I have seen Martel’s La Cienaga, which I think is incredible, but I have yet to watch her Nina Santa, which I am hoping to get to in the next few weeks. Based on La Cienaga and The Headless Woman, Lucrecia Martel is one of the more consistent filmmakers that I have recently encountered. Both films begin with an accident involving middle-aged women which spiral their family into an odd psychological trip with bizarre, incestuous sexual tensions. While La Cienaga feels broad and epic, The Headless Woman feels more intimate and specific to the mental state of one character: Vero, the aforementioned middle-aged woman.
One of the more interesting things in the film is that the viewer is shown, subtley but precisely, what happens in Vero’s car accident. We know what caused the accident, and in a last second glimpse of the roadkill as Vero drives away, we see what it is that she hit with her car, and we know that she didn’t look back to see what it was. From this point on, I was assuming that the film would take advantage of dramatic irony, as I watch to see the characters come to learn what it is that I already know. However, despite what I saw and what other characters continue to prove to Vero, she moves in the opposite direction, and believes that she has hit something far worse and more consequential than what I and the other character thinkt she hit. The great thing is that Martel moves right along with Vero, and I begin to question my own perspective. Did I see what I thought I saw? Is Martel showing things inaccurately to decieve me, and if so, how many other shots were inaccurate? This put me in a very unbalanced state of viewing, because, with the film becoming somewhat of a murder mystery, I cannot trust the characters, the filmmaker, nor myself to put all of the pieces together.

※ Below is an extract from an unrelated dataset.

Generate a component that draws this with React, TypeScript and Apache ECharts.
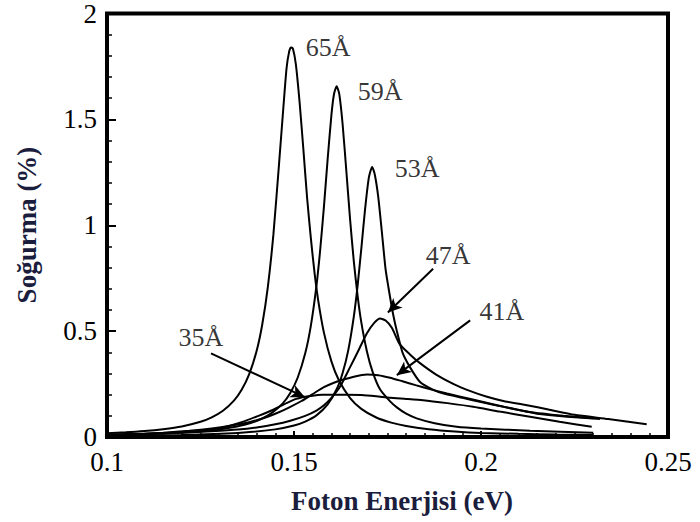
import { useEffect, useRef } from "react";
import * as echarts from "echarts";

// Axis ticks
const xTicks = [0.1, 0.15, 0.2, 0.25];
const yTicks = [0, 0.5, 1, 1.5, 2];

// 65 Å well
const energy65 = [0.100, 0.105, 0.110, 0.115, 0.120, 0.125, 0.128, 0.131, 0.134, 0.136, 0.138, 0.140, 0.1415, 0.143, 0.1445, 0.146, 0.147, 0.148, 0.1487, 0.1492, 0.1497, 0.1505, 0.1515, 0.1525, 0.1535, 0.1545, 0.1555, 0.1565, 0.158, 0.160, 0.162, 0.165, 0.168, 0.172, 0.176, 0.180, 0.186, 0.193, 0.200, 0.210, 0.220, 0.230];
const absorb65 = [0.018, 0.022, 0.028, 0.037, 0.050, 0.072, 0.093, 0.124, 0.173, 0.223, 0.296, 0.406, 0.53, 0.708, 0.958, 1.29, 1.52, 1.74, 1.82, 1.84, 1.835, 1.76, 1.58, 1.36, 1.13, 0.94, 0.774, 0.642, 0.493, 0.357, 0.268, 0.184, 0.133, 0.092, 0.068, 0.052, 0.037, 0.026, 0.019, 0.015, 0.012, 0.01];

// 59 Å well
const energy59 = [0.100, 0.110, 0.120, 0.126, 0.132, 0.137, 0.141, 0.144, 0.147, 0.149, 0.151, 0.153, 0.1545, 0.156, 0.157, 0.158, 0.159, 0.160, 0.1607, 0.1614, 0.1621, 0.163, 0.164, 0.165, 0.166, 0.167, 0.168, 0.1695, 0.171, 0.173, 0.1757, 0.1775, 0.180, 0.1828, 0.1876, 0.1935, 0.200, 0.2131, 0.230];
const absorb59 = [0.0097, 0.0137, 0.021, 0.0287, 0.0413, 0.059, 0.0836, 0.113, 0.159, 0.208, 0.281, 0.395, 0.525, 0.714, 0.883, 1.087, 1.313, 1.52, 1.62, 1.656, 1.62, 1.477, 1.255, 1.027, 0.828, 0.668, 0.541, 0.404, 0.309, 0.225, 0.168, 0.14, 0.11, 0.088, 0.065, 0.048, 0.04, 0.03, 0.02];

// 53 Å well
const energy53 = [0.100, 0.120, 0.135, 0.145, 0.150, 0.153, 0.156, 0.159, 0.1615, 0.163, 0.1645, 0.166, 0.167, 0.168, 0.169, 0.170, 0.1709, 0.1716, 0.1725, 0.1735, 0.1745, 0.1755, 0.1765, 0.1775, 0.179, 0.181, 0.1837, 0.187, 0.190, 0.195, 0.200, 0.206, 0.213, 0.222, 0.230];
const absorb53 = [0.005, 0.0095, 0.019, 0.036, 0.054, 0.0727, 0.102, 0.154, 0.229, 0.302, 0.409, 0.57, 0.714, 0.89, 1.075, 1.224, 1.275, 1.24, 1.137, 0.967, 0.79, 0.68, 0.58, 0.50, 0.40, 0.33, 0.26, 0.225, 0.205, 0.185, 0.165, 0.143, 0.118, 0.10, 0.088];

// 47 Å well
const energy47 = [0.100, 0.110, 0.120, 0.128, 0.135, 0.140, 0.145, 0.149, 0.153, 0.156, 0.158, 0.160, 0.1623, 0.165, 0.167, 0.1695, 0.1715, 0.173, 0.1745, 0.1762, 0.1782, 0.181, 0.1836, 0.188, 0.1927, 0.197, 0.2016, 0.2065, 0.2123, 0.218, 0.225, 0.234, 0.2443];
const absorb47 = [0.012, 0.015, 0.02, 0.027, 0.035, 0.045, 0.06, 0.077, 0.10, 0.125, 0.15, 0.185, 0.237, 0.33, 0.40, 0.49, 0.54, 0.56, 0.55, 0.515, 0.44, 0.39, 0.35, 0.295, 0.25, 0.218, 0.19, 0.168, 0.15, 0.13, 0.105, 0.085, 0.06];

// 41 Å well
const energy41 = [0.100, 0.108, 0.115, 0.122, 0.128, 0.133, 0.138, 0.142, 0.145, 0.1485, 0.152, 0.155, 0.158, 0.1605, 0.163, 0.166, 0.1695, 0.1725, 0.1757, 0.179, 0.1825, 0.1865, 0.1909, 0.1975, 0.2043, 0.2095, 0.215, 0.223, 0.2318];
const absorb41 = [0.01, 0.014, 0.02, 0.029, 0.04, 0.053, 0.07, 0.09, 0.11, 0.138, 0.17, 0.203, 0.235, 0.255, 0.27, 0.285, 0.295, 0.292, 0.28, 0.263, 0.245, 0.225, 0.205, 0.178, 0.15, 0.13, 0.11, 0.096, 0.085];

// 35 Å well
const energy35 = [0.100, 0.108, 0.115, 0.121, 0.1268, 0.131, 0.136, 0.1405, 0.1446, 0.148, 0.1506, 0.153, 0.155, 0.1575, 0.160, 0.164, 0.168, 0.172, 0.1757, 0.180, 0.1845, 0.191, 0.1979, 0.205, 0.2131, 0.221, 0.2296];
const absorb35 = [0.008, 0.012, 0.018, 0.024, 0.03, 0.045, 0.07, 0.1, 0.13, 0.16, 0.18, 0.19, 0.195, 0.199, 0.2, 0.2, 0.198, 0.192, 0.185, 0.18, 0.174, 0.16, 0.143, 0.12, 0.096, 0.072, 0.048];

// Curve annotations (label text, label anchor in data units)
const labelTexts = ["65Å", "59Å", "53Å", "47Å", "41Å", "35Å"];
const labelEnergy = [0.1591, 0.1730, 0.1829, 0.1912, 0.2056, 0.1251];
const labelAbsorb = [1.84, 1.633, 1.266, 0.856, 0.593, 0.471];

// Arrows: [start, tip] in data units
const arrow35 = [[0.1278, 0.395], [0.1529, 0.188]];
const arrow47 = [[0.1872, 0.795], [0.1751, 0.588]];
const arrow41 = [[0.1971, 0.551], [0.1775, 0.292]];

const zip = (xs: number[], ys: number[]) => xs.map((x, i) => [x, ys[i]]);

const SERIF = "'Liberation Serif', 'Times New Roman', serif";
const TITLE_COLOR = "#1b1d3d";

export default function App() {
  const ref = useRef<HTMLDivElement>(null);

  useEffect(() => {
    if (!ref.current) return;
    const chart = echarts.init(ref.current, undefined, { renderer: "svg" });

    const curves = [
      zip(energy65, absorb65),
      zip(energy59, absorb59),
      zip(energy53, absorb53),
      zip(energy47, absorb47),
      zip(energy41, absorb41),
      zip(energy35, absorb35),
    ];

    const lineSeries = curves.map((d, i) => ({
      type: "line",
      name: labelTexts[i],
      data: d,
      showSymbol: false,
      symbol: "none",
      smooth: 0.2,
      lineStyle: { color: "#000", width: 2 },
      z: 3,
    }));

    const arrowData = [arrow35, arrow47, arrow41].map((a) => [
      { coord: a[0] },
      { coord: a[1] },
    ]);

    const option: any = {
      animation: false,
      backgroundColor: "#fff",
      grid: {
        left: 107,
        right: 32,
        top: 12,
        bottom: 85,
        show: true,
        borderColor: "#000",
        borderWidth: 4,
        backgroundColor: "transparent",
      },
      xAxis: {
        type: "value",
        min: xTicks[0],
        max: xTicks[xTicks.length - 1],
        interval: 0.05,
        axisLine: { show: false },
        axisTick: { inside: true, length: 6, lineStyle: { color: "#000", width: 2 } },
        minorTick: { show: true, splitNumber: 10, length: 4, lineStyle: { color: "#000", width: 1.5 } },
        splitLine: { show: false },
        minorSplitLine: { show: false },
        axisLabel: {
          color: "#000",
          fontFamily: SERIF,
          fontSize: 27,
          margin: 11,
          formatter: (v: number) => String(Math.round(v * 100) / 100),
        },
      },
      yAxis: {
        type: "value",
        min: yTicks[0],
        max: yTicks[yTicks.length - 1],
        interval: 0.5,
        axisLine: { show: false },
        axisTick: { inside: true, length: 9, lineStyle: { color: "#000", width: 2 } },
        minorTick: { show: true, splitNumber: 5, length: 5, lineStyle: { color: "#000", width: 1.5 } },
        splitLine: { show: false },
        minorSplitLine: { show: false },
        axisLabel: {
          color: "#000",
          fontFamily: SERIF,
          fontSize: 27,
          margin: 10,
          formatter: (v: number) => String(Math.round(v * 10) / 10),
        },
      },
      series: [
        ...lineSeries,
        {
          type: "line",
          name: "arrows",
          data: [],
          markLine: {
            silent: true,
            symbol: ["none", "arrow"],
            symbolSize: [10, 14],
            label: { show: false },
            lineStyle: { color: "#000", width: 2, type: "solid" },
            data: arrowData,
          },
          z: 4,
        },
        {
          type: "scatter",
          name: "labels",
          symbolSize: 0,
          data: labelTexts.map((t, i) => ({ name: t, value: [labelEnergy[i], labelAbsorb[i]] })),
          label: {
            show: true,
            position: "inside",
            formatter: (p: any) => p.name,
            color: "#000",
            fontFamily: SERIF,
            fontSize: 26,
          },
          z: 5,
        },
      ],
      graphic: [
        {
          type: "text",
          x: 402,
          y: 501,
          style: {
            text: "Foton Enerjisi (eV)",
            fontFamily: SERIF,
            fontWeight: "bold",
            fontSize: 27,
            fill: TITLE_COLOR,
            align: "center",
            verticalAlign: "middle",
          },
        },
        {
          type: "text",
          x: 27,
          y: 225,
          rotation: Math.PI / 2,
          style: {
            text: "Soğurma (%)",
            fontFamily: SERIF,
            fontWeight: "bold",
            fontSize: 27,
            fill: TITLE_COLOR,
            align: "center",
            verticalAlign: "middle",
          },
        },
      ],
    };

    chart.setOption(option);
    return () => chart.dispose();
  }, []);

  return (
    <div
      ref={ref}
      style={{ position: "fixed", left: 0, top: 0, width: 700, height: 522, background: "#fff" }}
    />
  );
}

The cinematography is also remarkably deliberate. Throughout the first half of the film, I had trouble visualizing what Vero actually looks like because almost every shot of her (and there are many, she’s in almost every scene) has her either out of focus, in front of a bright light source which silhouettes her features, hidden behind another character or object, or, this one kind of funny Ha Ha, her head cut off by the top of the frame. One function of this is to have a distanced relationship with Vero, and it prolongs the amount of time that I spend studying her physical traits just to get to know her. But most importantly, especially as a psychological study of Vero, it keeps me distanced from what she is feeling. What also keeps me distanced from what is going on in her head is that she doesn’t really answer any questions about anything. Whether a character asks her about the accident or about something completely trivial to the plot, Vero often answers with blank stares or very brief responses.
All of this cumulates to a very frustrating viewing for a film, and I will have to watch it a second time before I can actually say that I enjoy it (will also have to do this because I was watching this in the dead of night and could barely keep my eyes open toward the end). It isn’t as instantly satisfying as La Cienaga is, but I wouldn’t be surprised if it has a huge load of hidden rewards that will impress me when I watch it again, which would have been the first thing I wanted to do when it ended if I wasn’t so damn tired.